Dataset extract
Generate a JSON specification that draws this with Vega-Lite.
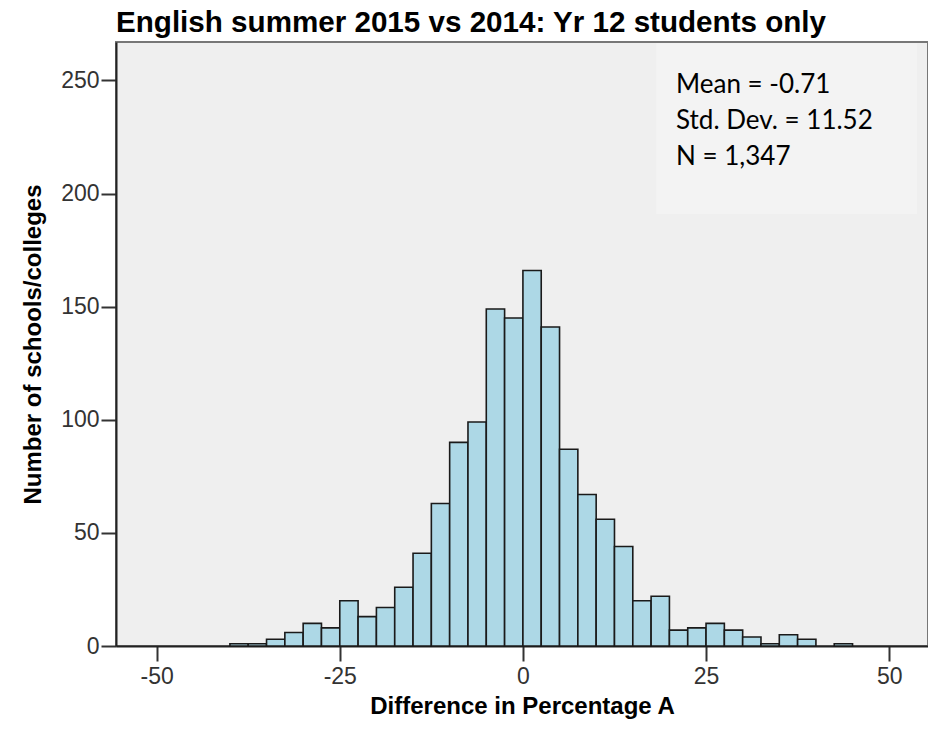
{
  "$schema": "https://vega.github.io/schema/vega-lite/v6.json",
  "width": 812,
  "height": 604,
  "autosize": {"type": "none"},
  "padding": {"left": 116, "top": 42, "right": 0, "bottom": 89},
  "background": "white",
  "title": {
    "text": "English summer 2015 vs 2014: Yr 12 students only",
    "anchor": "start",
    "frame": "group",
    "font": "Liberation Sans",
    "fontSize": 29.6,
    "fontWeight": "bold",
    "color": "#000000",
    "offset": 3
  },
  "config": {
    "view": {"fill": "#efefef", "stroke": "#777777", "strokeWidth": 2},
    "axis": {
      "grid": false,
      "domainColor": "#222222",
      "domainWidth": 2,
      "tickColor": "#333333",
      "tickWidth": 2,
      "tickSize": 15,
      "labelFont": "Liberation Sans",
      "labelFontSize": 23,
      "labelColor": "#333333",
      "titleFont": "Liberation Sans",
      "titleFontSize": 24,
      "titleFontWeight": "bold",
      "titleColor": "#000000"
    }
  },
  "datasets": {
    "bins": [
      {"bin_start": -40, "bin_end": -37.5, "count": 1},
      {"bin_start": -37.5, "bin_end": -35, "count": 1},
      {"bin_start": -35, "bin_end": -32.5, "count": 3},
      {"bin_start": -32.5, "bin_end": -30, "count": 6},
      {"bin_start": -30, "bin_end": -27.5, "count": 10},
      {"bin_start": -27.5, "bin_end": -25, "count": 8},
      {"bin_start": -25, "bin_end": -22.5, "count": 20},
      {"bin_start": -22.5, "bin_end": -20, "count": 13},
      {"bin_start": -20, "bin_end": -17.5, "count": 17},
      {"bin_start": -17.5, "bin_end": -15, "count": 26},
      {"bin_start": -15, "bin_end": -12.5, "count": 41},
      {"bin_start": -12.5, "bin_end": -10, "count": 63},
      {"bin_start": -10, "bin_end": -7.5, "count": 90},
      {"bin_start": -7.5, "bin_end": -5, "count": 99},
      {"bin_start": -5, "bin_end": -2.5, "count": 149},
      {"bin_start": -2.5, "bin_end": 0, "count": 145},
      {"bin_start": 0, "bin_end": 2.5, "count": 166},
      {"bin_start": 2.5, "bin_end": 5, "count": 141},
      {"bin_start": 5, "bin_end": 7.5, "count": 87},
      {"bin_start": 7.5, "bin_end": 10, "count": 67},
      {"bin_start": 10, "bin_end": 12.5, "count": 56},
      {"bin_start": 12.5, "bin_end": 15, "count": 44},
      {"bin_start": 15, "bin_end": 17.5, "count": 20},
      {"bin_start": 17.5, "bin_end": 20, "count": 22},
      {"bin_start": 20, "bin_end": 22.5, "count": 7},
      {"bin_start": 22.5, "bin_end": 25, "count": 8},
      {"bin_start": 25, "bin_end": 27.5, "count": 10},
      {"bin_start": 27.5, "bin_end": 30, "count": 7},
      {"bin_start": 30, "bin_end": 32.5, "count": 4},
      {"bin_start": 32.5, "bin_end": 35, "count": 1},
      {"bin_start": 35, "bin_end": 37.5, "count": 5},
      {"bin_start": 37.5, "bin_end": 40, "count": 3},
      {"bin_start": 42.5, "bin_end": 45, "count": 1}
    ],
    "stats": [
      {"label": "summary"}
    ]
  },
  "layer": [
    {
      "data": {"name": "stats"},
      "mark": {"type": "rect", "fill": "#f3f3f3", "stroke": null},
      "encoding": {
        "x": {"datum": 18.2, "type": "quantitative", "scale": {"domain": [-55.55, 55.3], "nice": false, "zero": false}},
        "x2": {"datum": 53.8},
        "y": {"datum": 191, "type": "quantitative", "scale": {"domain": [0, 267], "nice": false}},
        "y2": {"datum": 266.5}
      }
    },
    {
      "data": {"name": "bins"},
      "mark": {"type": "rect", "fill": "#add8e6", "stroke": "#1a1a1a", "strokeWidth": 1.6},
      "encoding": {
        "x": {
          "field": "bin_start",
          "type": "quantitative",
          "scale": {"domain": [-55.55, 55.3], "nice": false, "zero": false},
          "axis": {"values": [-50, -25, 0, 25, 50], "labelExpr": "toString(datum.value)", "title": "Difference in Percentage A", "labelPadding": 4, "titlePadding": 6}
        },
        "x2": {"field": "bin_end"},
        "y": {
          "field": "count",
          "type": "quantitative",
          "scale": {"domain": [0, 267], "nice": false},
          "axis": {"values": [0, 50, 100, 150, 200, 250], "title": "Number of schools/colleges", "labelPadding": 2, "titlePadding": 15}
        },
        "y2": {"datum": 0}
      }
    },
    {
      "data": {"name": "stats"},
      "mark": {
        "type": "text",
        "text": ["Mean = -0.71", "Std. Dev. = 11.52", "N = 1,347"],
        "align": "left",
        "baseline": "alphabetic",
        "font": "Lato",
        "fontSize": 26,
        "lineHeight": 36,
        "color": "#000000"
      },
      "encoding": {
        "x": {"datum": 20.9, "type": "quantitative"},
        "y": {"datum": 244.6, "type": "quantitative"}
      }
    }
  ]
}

Problem requirements
Write out the data precisely as given, excluding the pictures.

Written solution
Generate a JSON specification that draws this with Vega-Lite.
{
  "$schema": "https://vega.github.io/schema/vega-lite/v6.json",
  "width": 812,
  "height": 604,
  "autosize": {"type": "none"},
  "padding": {"left": 116, "top": 42, "right": 0, "bottom": 89},
  "background": "white",
  "title": {
    "text": "English summer 2015 vs 2014: Yr 12 students only",
    "anchor": "start",
    "frame": "group",
    "font": "Liberation Sans",
    "fontSize": 29.6,
    "fontWeight": "bold",
    "color": "#000000",
    "offset": 3
  },
  "config": {
    "view": {"fill": "#efefef", "stroke": "#777777", "strokeWidth": 2},
    "axis": {
      "grid": false,
      "domainColor": "#222222",
      "domainWidth": 2,
      "tickColor": "#333333",
      "tickWidth": 2,
      "tickSize": 15,
      "labelFont": "Liberation Sans",
      "labelFontSize": 23,
      "labelColor": "#333333",
      "titleFont": "Liberation Sans",
      "titleFontSize": 24,
      "titleFontWeight": "bold",
      "titleColor": "#000000"
    }
  },
  "datasets": {
    "bins": [
      {"bin_start": -40, "bin_end": -37.5, "count": 1},
      {"bin_start": -37.5, "bin_end": -35, "count": 1},
      {"bin_start": -35, "bin_end": -32.5, "count": 3},
      {"bin_start": -32.5, "bin_end": -30, "count": 6},
      {"bin_start": -30, "bin_end": -27.5, "count": 10},
      {"bin_start": -27.5, "bin_end": -25, "count": 8},
      {"bin_start": -25, "bin_end": -22.5, "count": 20},
      {"bin_start": -22.5, "bin_end": -20, "count": 13},
      {"bin_start": -20, "bin_end": -17.5, "count": 17},
      {"bin_start": -17.5, "bin_end": -15, "count": 26},
      {"bin_start": -15, "bin_end": -12.5, "count": 41},
      {"bin_start": -12.5, "bin_end": -10, "count": 63},
      {"bin_start": -10, "bin_end": -7.5, "count": 90},
      {"bin_start": -7.5, "bin_end": -5, "count": 99},
      {"bin_start": -5, "bin_end": -2.5, "count": 149},
      {"bin_start": -2.5, "bin_end": 0, "count": 145},
      {"bin_start": 0, "bin_end": 2.5, "count": 166},
      {"bin_start": 2.5, "bin_end": 5, "count": 141},
      {"bin_start": 5, "bin_end": 7.5, "count": 87},
      {"bin_start": 7.5, "bin_end": 10, "count": 67},
      {"bin_start": 10, "bin_end": 12.5, "count": 56},
      {"bin_start": 12.5, "bin_end": 15, "count": 44},
      {"bin_start": 15, "bin_end": 17.5, "count": 20},
      {"bin_start": 17.5, "bin_end": 20, "count": 22},
      {"bin_start": 20, "bin_end": 22.5, "count": 7},
      {"bin_start": 22.5, "bin_end": 25, "count": 8},
      {"bin_start": 25, "bin_end": 27.5, "count": 10},
      {"bin_start": 27.5, "bin_end": 30, "count": 7},
      {"bin_start": 30, "bin_end": 32.5, "count": 4},
      {"bin_start": 32.5, "bin_end": 35, "count": 1},
      {"bin_start": 35, "bin_end": 37.5, "count": 5},
      {"bin_start": 37.5, "bin_end": 40, "count": 3},
      {"bin_start": 42.5, "bin_end": 45, "count": 1}
    ],
    "stats": [
      {"label": "summary"}
    ]
  },
  "layer": [
    {
      "data": {"name": "stats"},
      "mark": {"type": "rect", "fill": "#f3f3f3", "stroke": null},
      "encoding": {
        "x": {"datum": 18.2, "type": "quantitative", "scale": {"domain": [-55.55, 55.3], "nice": false, "zero": false}},
        "x2": {"datum": 53.8},
        "y": {"datum": 191, "type": "quantitative", "scale": {"domain": [0, 267], "nice": false}},
        "y2": {"datum": 266.5}
      }
    },
    {
      "data": {"name": "bins"},
      "mark": {"type": "rect", "fill": "#add8e6", "stroke": "#1a1a1a", "strokeWidth": 1.6},
      "encoding": {
        "x": {
          "field": "bin_start",
          "type": "quantitative",
          "scale": {"domain": [-55.55, 55.3], "nice": false, "zero": false},
          "axis": {"values": [-50, -25, 0, 25, 50], "labelExpr": "toString(datum.value)", "title": "Difference in Percentage A", "labelPadding": 4, "titlePadding": 6}
        },
        "x2": {"field": "bin_end"},
        "y": {
          "field": "count",
          "type": "quantitative",
          "scale": {"domain": [0, 267], "nice": false},
          "axis": {"values": [0, 50, 100, 150, 200, 250], "title": "Number of schools/colleges", "labelPadding": 2, "titlePadding": 15}
        },
        "y2": {"datum": 0}
      }
    },
    {
      "data": {"name": "stats"},
      "mark": {
        "type": "text",
        "text": ["Mean = -0.71", "Std. Dev. = 11.52", "N = 1,347"],
        "align": "left",
        "baseline": "alphabetic",
        "font": "Lato",
        "fontSize": 26,
        "lineHeight": 36,
        "color": "#000000"
      },
      "encoding": {
        "x": {"datum": 20.9, "type": "quantitative"},
        "y": {"datum": 244.6, "type": "quantitative"}
      }
    }
  ]
}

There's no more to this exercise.